### Rows from a dataset of charts and code
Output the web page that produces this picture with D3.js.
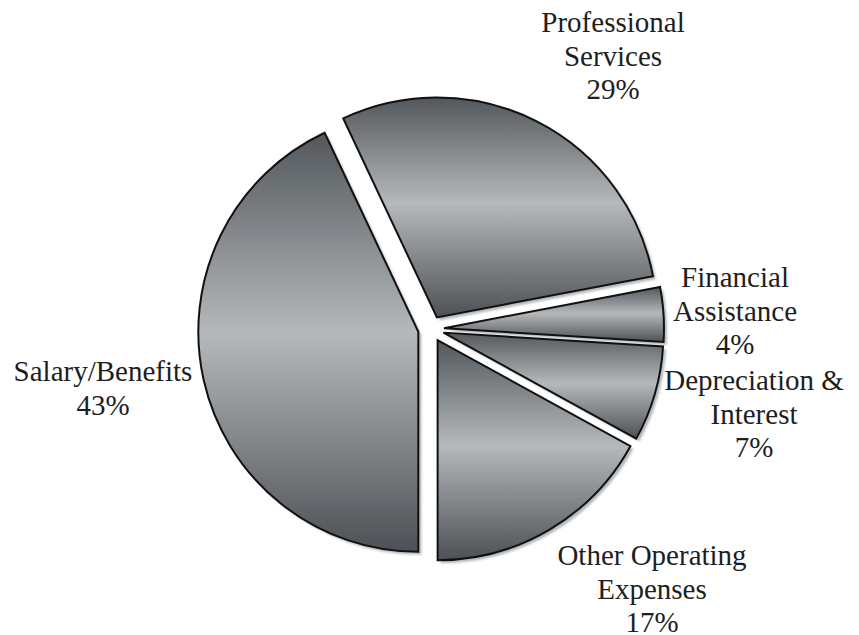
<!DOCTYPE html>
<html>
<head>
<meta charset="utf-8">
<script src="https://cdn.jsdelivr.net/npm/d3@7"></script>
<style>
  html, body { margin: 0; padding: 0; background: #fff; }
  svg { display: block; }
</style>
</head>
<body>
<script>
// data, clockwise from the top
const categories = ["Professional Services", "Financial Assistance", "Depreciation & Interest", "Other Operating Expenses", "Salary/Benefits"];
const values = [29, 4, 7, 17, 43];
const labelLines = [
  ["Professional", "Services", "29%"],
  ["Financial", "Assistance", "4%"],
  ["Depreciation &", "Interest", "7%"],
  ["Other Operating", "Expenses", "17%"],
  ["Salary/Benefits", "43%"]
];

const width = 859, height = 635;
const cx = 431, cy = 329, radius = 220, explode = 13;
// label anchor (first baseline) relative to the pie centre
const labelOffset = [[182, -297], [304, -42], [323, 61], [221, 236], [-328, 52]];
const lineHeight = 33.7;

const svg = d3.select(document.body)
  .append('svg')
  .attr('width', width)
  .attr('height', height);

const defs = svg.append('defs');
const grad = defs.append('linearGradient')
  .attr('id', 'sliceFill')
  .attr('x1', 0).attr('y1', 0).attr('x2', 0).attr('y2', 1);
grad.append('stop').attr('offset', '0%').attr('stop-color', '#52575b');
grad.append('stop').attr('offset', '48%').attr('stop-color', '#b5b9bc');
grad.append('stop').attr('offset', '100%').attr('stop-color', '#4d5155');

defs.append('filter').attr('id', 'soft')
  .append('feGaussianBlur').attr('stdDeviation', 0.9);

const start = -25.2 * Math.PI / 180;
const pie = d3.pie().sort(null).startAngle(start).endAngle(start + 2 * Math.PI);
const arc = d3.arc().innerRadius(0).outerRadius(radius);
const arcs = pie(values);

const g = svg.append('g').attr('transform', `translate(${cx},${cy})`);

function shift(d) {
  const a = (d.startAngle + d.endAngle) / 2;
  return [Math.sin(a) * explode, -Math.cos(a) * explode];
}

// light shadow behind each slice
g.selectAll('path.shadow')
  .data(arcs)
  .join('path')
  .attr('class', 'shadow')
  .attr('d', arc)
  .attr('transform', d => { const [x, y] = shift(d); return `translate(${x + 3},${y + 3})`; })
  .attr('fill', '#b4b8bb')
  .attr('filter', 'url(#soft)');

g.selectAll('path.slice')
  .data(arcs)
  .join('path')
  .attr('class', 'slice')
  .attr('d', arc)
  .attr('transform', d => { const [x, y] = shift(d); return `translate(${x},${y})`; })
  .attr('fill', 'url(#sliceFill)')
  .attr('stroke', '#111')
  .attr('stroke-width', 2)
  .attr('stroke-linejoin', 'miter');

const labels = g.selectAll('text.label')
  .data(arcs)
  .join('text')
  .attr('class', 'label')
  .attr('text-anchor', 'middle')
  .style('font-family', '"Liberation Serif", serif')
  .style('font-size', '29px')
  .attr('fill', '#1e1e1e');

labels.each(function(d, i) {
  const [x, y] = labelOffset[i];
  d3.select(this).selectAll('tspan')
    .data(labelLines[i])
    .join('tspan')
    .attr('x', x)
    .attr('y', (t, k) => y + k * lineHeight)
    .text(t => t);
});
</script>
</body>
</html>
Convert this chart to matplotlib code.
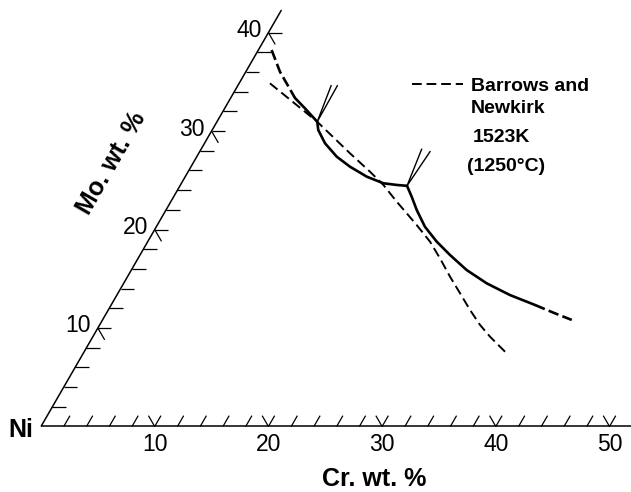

### TASK DIRECTIONS
Of all the lines above, how many contain the word "this"? Give the number and nothing else.

### REPLY TO THE TASK
3